Throughout the year, NICAS organises a bi-weekly Colloquium consisting of two short research lectures. It provides researchers with the opportunity to present ideas for, updates on or results of their activities. The NICAS Colloquium allows people to stay informed on a regular basis about the latest developments and results of research and to exchange information and expertise.
The chair of this colloquium will be Anna Krekeler (Rijksmuseum)
The presenters are:
► Antonio Iaccarino Idelson – The determination of the value of tension of canvas paintings through the impulse of a sound wave. Outline of a PhD research.

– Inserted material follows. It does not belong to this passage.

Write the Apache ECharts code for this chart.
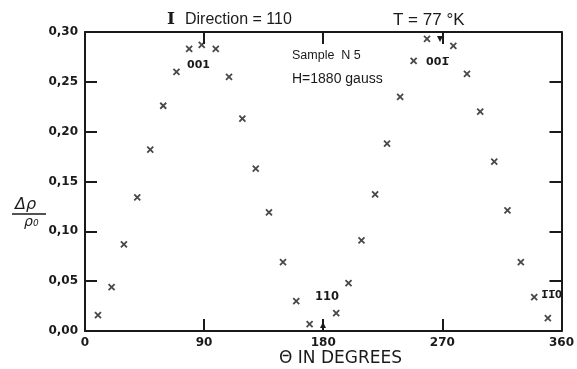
<!DOCTYPE html>
<html>
<head>
<meta charset="utf-8">
<script src="https://cdn.jsdelivr.net/npm/echarts@6/dist/echarts.min.js"></script>
<style>
  html, body { margin: 0; padding: 0; background: #fff; }
  #chart { width: 577px; height: 369px; }
</style>
</head>
<body>
<div id="chart"></div>
<script>
// magnetoresistance vs angle
var theta = [9.8, 20.1, 29.4, 39.5, 49.3, 59.1, 69.1, 78.7, 88.2, 98.8, 108.8, 118.9,
             129, 139, 149.6, 159.6, 169.7, 189.8, 199.1, 208.9, 219.2, 228.2, 238.1,
             248.3, 258.4, 278.3, 288.6, 298.6, 309.2, 319.2, 329.3, 339.4, 349.7];
var drho = [0.016, 0.044, 0.087, 0.134, 0.182, 0.226, 0.260, 0.283, 0.287, 0.283, 0.255, 0.213,
            0.163, 0.119, 0.069, 0.030, 0.007, 0.018, 0.048, 0.091, 0.137, 0.188, 0.235,
            0.271, 0.293, 0.286, 0.258, 0.220, 0.170, 0.121, 0.069, 0.034, 0.013];
var xTicks = [0, 90, 180, 270, 360];
var yTicks = [0, 0.05, 0.10, 0.15, 0.20, 0.25, 0.30];

var points = theta.map(function (t, i) { return [t, drho[i]]; });

var ink = '#1a1a1a';
var font = 'DejaVu Sans';
var OL = '\u0305'; // combining overline, for the bar over Miller indices

var chart = echarts.init(document.getElementById('chart'));

// frame axis: line + inward ticks, no labels
function frame(extra) {
    var a = {
        type: 'value',
        axisLine: { show: true, onZero: false, lineStyle: { color: ink, width: 2 } },
        axisTick: { show: true, inside: true, length: 12, lineStyle: { color: ink, width: 2 } },
        axisLabel: { show: false },
        splitLine: { show: false }
    };
    return Object.assign(a, extra);
}

option = {
    backgroundColor: '#fff',
    animation: false,
    grid: { left: 85, right: 15, top: 32, bottom: 38 },
    xAxis: [
        frame({
            min: xTicks[0], max: xTicks[xTicks.length - 1], interval: 90,
            axisLabel: { color: ink, fontFamily: font, fontWeight: 'bold', fontSize: 12, margin: 6 }
        }),
        frame({ position: 'top', min: 0, max: 360, interval: 90 })
    ],
    yAxis: [
        frame({
            min: yTicks[0], max: yTicks[yTicks.length - 1], interval: 0.05,
            axisLabel: {
                color: ink, fontFamily: font, fontWeight: 'bold', fontSize: 12, margin: 7,
                formatter: function (v) { return v.toFixed(2).replace('.', ','); }
            }
        }),
        frame({ position: 'right', min: 0, max: 0.30, interval: 0.05 })
    ],
    series: [
        {
            type: 'scatter',
            data: points,
            symbol: 'path://M0,0L10,10M10,0L0,10',
            symbolSize: 6,
            itemStyle: { color: 'rgba(0,0,0,0)', borderColor: ink, borderWidth: 1.8 }
        }
    ],
    graphic: [
        { type: 'text', left: 167, top: 11, style: { text: 'I', font: 'bold 17px "DejaVu Serif"', fill: ink } },
        { type: 'text', left: 185, top: 12, style: { text: 'Direction = 110', font: '16px "Liberation Sans"', fill: ink } },
        { type: 'text', left: 393, top: 12, style: { text: 'T = 77 °K', font: '17px "Liberation Sans"', fill: ink } },
        { type: 'text', left: 292, top: 49, style: { text: 'Sample  N 5', font: '12.5px "Liberation Sans"', fill: ink } },
        { type: 'text', left: 292, top: 72, style: { text: 'H=1880 gauss', font: '14px "Liberation Sans"', fill: ink } },
        { type: 'text', left: 187, top: 60, style: { text: '001', font: 'bold 11px "DejaVu Sans"', fill: ink } },
        { type: 'text', left: 426, top: 57, style: { text: '001' + OL, font: 'bold 11px "DejaVu Sans"', fill: ink } },
        { type: 'text', left: 315, top: 291, style: { text: '110', font: 'bold 11.5px "DejaVu Sans"', fill: ink } },
        { type: 'text', left: 541, top: 290, style: { text: '1' + OL + '1' + OL + '0', font: 'bold 10px "DejaVu Sans"', fill: ink } },
        // little arrows marking the crystal directions on the frame
        { type: 'polygon', shape: { points: [[437, 36], [443, 36], [440, 42]] }, style: { fill: ink } },
        { type: 'polygon', shape: { points: [[320, 328], [326, 328], [323, 322]] }, style: { fill: ink } },
        { type: 'text', left: 15, top: 197, style: { text: 'Δρ', font: 'italic 16px "DejaVu Sans"', fill: ink } },
        { type: 'line', shape: { x1: 12, y1: 214, x2: 46, y2: 214 }, style: { stroke: ink, lineWidth: 1.5 } },
        { type: 'text', left: 24, top: 215, style: { text: 'ρ₀', font: 'italic 14px "DejaVu Sans"', fill: ink } },
        { type: 'text', left: 279, top: 350, style: { text: 'Θ IN DEGREES', font: '17px "DejaVu Sans"', fill: ink } }
    ]
};

if (option && typeof option === "object") {
    chart.setOption(option, true);
}
</script>
</body>
</html>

Canvas paintings are intimately connected with their stretchers and they often conflict on one specific subject: tension. Tension regulates the appearance of the painting, avoiding distortions, but it also regulates the conservation of the paint layers. Insufficient tension is often perceived as a problem because of its visible effects, but excessive tension is the main cause of cracks and other structural problems.
Methods exist to install a canvas painting on a stretcher using a known value of tension but, in a world in which conservation science can measure almost everything, a non-destructive technique to measure the tension of a painting on its original stretcher is still missing.
Access to the value of tension would greatly improve the comprehension of the deterioration processes and would help building priorities in preventive conservation planning.
The lecture will guide you into a PhD research aiming at this goal, based on relatively simple tools and an incremental, collaborative approach.
Antonio Iaccarino Idelson is an art conservator based in Rome, Italy, with a degree from Istituto Centrale per il Restauro. CEO and co-founder of Equilibrarte, he works on paintings, wall paintings and sculptures. Through profession and dedicated research, he gained relevant expertise in the use of composite materials and 3D-design based structures for conservation and display of works of art.
He has been doing research on the effects of tension in canvas paintings and their mechanical behavior since 1992, and published a book on the subject in 2004. Currently a PhD candidate with Dr. Roger Groves as Promoter, at the Faculty of Aerospace Engineering of the Technical University Delft, with a research project entitled “The determination of the value of tension of canvas paintings through the impulse of a sound wave”.
He has been teaching conservation related subjects in university programs since 2002, and is currently consulting with the Getty Conserving Canvas initiative.
► Nouchka de Keyser – Reviving the yellow rose: A combined macro- and microscale chemical imaging approach to study the original and current condition of the yellow rose in a still life painting by Abraham Mignon
The yellow rose in Still life with Flowers and a Watch (c. 1660-1679) by Abraham Mignon, from the collection of the Rijksmuseum, has been a noted concern for arsenic pigment degradation. The flower now lacks depth, and the paint surface looks broken up and degraded compared to the better-preserved flowers. This research aimed to gain an in-depth 3D understanding of the transformation of the original intended appearance of the yellow rose into the degraded current state. This talk will present the results from the combined micro and macroscopic approach, using Macro X-ray fluorescence (MA-XRF) scanning, Macro X-ray Powder diffraction (MA-XRPD) imaging, reflectance imaging spectroscopy in the visible to near-infrared (400-1000 nm) and, synchrotron micro-XRPD.
Nouchka De Keyser is a junior researcher at the science department of the Rijksmuseum within operation Night Watch and a PhD student at the AXES research group of the University of Antwerp. Her research focuses on 17th-century paint technology and tries to gain a comprehensive understanding of how and why particular optical effects are systematically more affected by degradation using non-invasive imaging techniques. In 2016, she obtained her master’s in conservation-restoration at the University of Antwerp, worked as a project associate for the paint sample database at the Rijksmuseum, and was an independent researcher for the NWO funded project: Frans Hals/Not Frans Hals.